= CHALLENGE =
Scan the records for the string "this"; copy each line where it occurs.
-- -- --
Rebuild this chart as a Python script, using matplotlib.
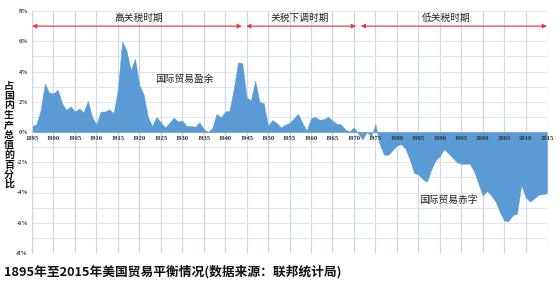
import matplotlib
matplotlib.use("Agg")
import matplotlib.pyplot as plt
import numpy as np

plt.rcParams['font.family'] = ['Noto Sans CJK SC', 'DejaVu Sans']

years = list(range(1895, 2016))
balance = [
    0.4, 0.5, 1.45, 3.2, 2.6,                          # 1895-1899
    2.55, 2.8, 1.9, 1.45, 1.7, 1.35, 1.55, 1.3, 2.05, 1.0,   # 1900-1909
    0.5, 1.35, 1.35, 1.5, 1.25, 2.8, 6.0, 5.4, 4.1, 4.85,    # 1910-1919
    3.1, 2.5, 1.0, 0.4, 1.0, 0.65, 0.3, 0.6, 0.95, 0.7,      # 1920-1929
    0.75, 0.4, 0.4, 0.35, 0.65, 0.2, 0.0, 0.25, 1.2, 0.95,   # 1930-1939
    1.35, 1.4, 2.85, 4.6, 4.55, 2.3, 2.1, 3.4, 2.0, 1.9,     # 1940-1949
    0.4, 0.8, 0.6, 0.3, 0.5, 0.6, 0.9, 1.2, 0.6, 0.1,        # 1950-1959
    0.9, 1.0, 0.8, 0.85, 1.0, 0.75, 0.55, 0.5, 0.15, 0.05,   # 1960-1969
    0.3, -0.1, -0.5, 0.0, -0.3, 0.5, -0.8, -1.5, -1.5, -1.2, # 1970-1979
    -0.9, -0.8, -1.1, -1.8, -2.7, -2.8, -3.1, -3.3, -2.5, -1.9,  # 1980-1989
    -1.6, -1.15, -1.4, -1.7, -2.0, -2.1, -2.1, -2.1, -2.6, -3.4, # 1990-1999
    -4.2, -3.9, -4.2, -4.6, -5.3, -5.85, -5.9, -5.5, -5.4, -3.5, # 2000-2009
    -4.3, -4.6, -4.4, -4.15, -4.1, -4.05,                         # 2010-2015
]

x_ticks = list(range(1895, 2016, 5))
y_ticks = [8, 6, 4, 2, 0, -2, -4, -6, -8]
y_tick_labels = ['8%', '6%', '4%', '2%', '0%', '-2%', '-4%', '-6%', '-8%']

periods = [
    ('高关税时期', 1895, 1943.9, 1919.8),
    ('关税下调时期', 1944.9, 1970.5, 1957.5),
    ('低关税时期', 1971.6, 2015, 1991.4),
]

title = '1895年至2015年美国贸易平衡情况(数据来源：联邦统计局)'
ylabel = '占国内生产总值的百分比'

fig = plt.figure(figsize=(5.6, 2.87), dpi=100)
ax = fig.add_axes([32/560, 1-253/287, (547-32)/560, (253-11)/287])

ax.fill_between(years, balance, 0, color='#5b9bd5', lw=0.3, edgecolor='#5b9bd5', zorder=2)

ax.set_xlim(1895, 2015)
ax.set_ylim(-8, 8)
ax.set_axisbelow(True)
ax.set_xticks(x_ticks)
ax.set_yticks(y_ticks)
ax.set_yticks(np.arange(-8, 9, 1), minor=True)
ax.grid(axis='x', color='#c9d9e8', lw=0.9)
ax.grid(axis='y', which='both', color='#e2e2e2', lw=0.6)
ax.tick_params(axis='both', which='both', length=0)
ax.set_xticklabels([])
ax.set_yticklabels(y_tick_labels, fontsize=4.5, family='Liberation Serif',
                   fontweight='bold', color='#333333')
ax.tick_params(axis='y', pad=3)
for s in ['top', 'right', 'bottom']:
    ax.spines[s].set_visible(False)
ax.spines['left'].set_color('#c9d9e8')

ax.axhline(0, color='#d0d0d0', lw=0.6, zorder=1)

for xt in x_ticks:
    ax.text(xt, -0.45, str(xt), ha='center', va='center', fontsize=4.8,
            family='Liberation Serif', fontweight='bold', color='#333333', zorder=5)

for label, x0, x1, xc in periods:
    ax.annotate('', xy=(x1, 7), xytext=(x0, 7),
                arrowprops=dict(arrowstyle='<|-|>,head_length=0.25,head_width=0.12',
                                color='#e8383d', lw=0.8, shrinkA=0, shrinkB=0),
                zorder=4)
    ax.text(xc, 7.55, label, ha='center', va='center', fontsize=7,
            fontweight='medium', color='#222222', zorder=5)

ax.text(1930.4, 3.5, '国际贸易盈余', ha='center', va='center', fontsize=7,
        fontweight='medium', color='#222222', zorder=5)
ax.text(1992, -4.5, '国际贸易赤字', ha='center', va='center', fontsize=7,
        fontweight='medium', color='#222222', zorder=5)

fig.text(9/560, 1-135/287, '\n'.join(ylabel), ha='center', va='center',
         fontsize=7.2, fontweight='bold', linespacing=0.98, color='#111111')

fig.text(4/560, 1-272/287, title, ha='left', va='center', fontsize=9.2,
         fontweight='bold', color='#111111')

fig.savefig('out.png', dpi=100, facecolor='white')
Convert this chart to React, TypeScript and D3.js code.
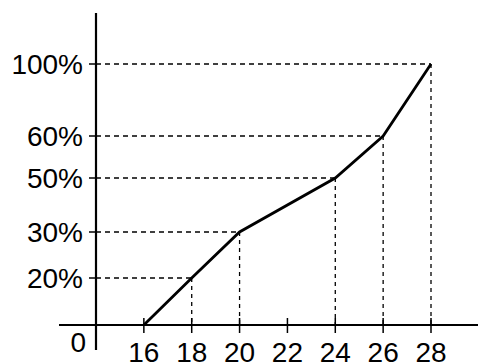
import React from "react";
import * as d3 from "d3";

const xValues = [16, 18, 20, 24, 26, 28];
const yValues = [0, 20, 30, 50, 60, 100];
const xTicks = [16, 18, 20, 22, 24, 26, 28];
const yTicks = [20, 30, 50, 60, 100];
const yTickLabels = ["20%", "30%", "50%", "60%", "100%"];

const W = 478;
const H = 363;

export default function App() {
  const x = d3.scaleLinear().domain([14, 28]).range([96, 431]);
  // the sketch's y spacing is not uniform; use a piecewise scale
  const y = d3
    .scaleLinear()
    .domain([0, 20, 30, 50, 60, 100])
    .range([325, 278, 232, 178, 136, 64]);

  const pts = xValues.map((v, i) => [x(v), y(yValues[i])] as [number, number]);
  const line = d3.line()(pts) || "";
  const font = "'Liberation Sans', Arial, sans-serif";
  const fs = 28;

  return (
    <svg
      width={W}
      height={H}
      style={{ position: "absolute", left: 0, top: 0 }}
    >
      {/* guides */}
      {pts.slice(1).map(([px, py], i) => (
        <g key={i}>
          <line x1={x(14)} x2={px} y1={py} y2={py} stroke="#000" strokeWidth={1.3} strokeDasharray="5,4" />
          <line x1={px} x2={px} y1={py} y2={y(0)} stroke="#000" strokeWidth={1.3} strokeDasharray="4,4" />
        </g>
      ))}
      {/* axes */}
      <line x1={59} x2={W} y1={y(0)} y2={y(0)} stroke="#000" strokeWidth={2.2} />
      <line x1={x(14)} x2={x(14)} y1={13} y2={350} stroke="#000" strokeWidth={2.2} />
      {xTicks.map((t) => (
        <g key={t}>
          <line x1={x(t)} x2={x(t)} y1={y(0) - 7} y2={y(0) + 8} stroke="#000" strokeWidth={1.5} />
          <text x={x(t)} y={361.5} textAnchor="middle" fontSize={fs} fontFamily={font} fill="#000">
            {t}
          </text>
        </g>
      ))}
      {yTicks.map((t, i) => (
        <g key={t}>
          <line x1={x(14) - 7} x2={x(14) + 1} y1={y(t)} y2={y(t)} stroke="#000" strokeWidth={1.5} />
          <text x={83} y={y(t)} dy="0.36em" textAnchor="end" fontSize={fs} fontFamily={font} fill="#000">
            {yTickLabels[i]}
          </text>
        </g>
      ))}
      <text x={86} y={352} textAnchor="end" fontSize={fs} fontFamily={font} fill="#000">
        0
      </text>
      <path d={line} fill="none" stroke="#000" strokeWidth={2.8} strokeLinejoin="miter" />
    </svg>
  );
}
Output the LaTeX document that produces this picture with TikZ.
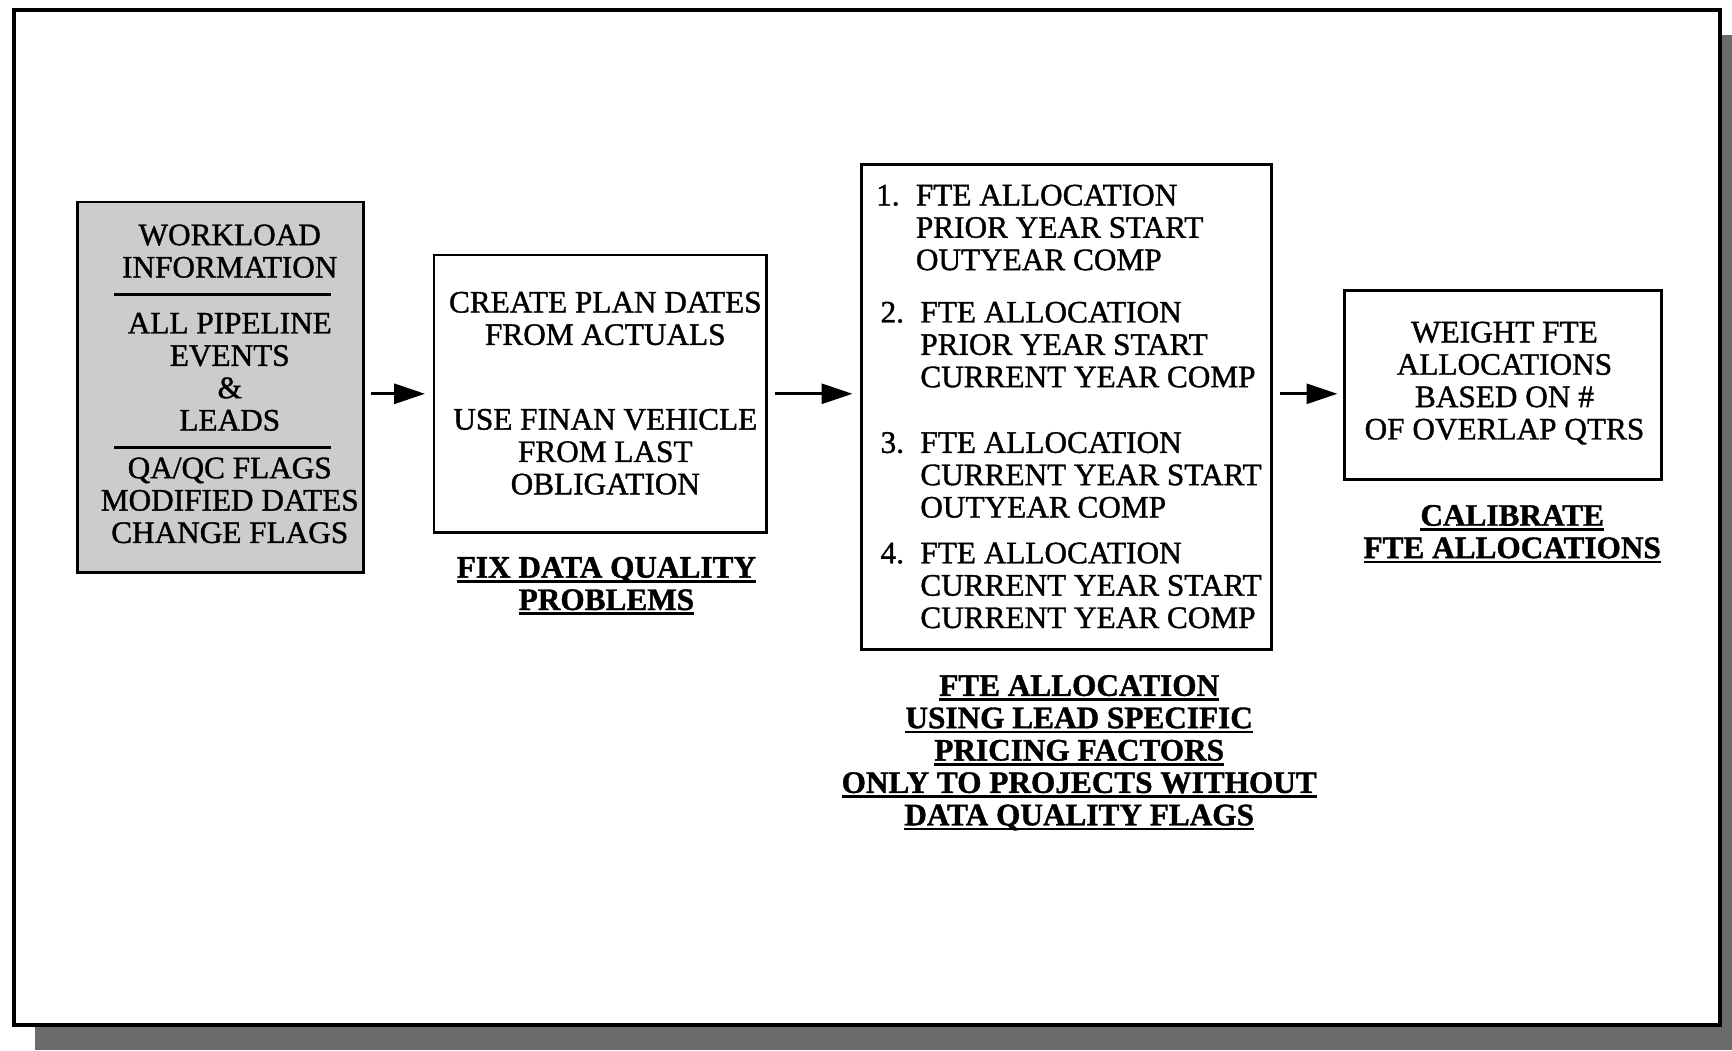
-- -- --
= FULL OUTPUT =
Rebuild this chart as a Python script, using matplotlib.
Convert this chart to React, TypeScript and D3.js code.
Output the LaTeX document that produces this picture with TikZ.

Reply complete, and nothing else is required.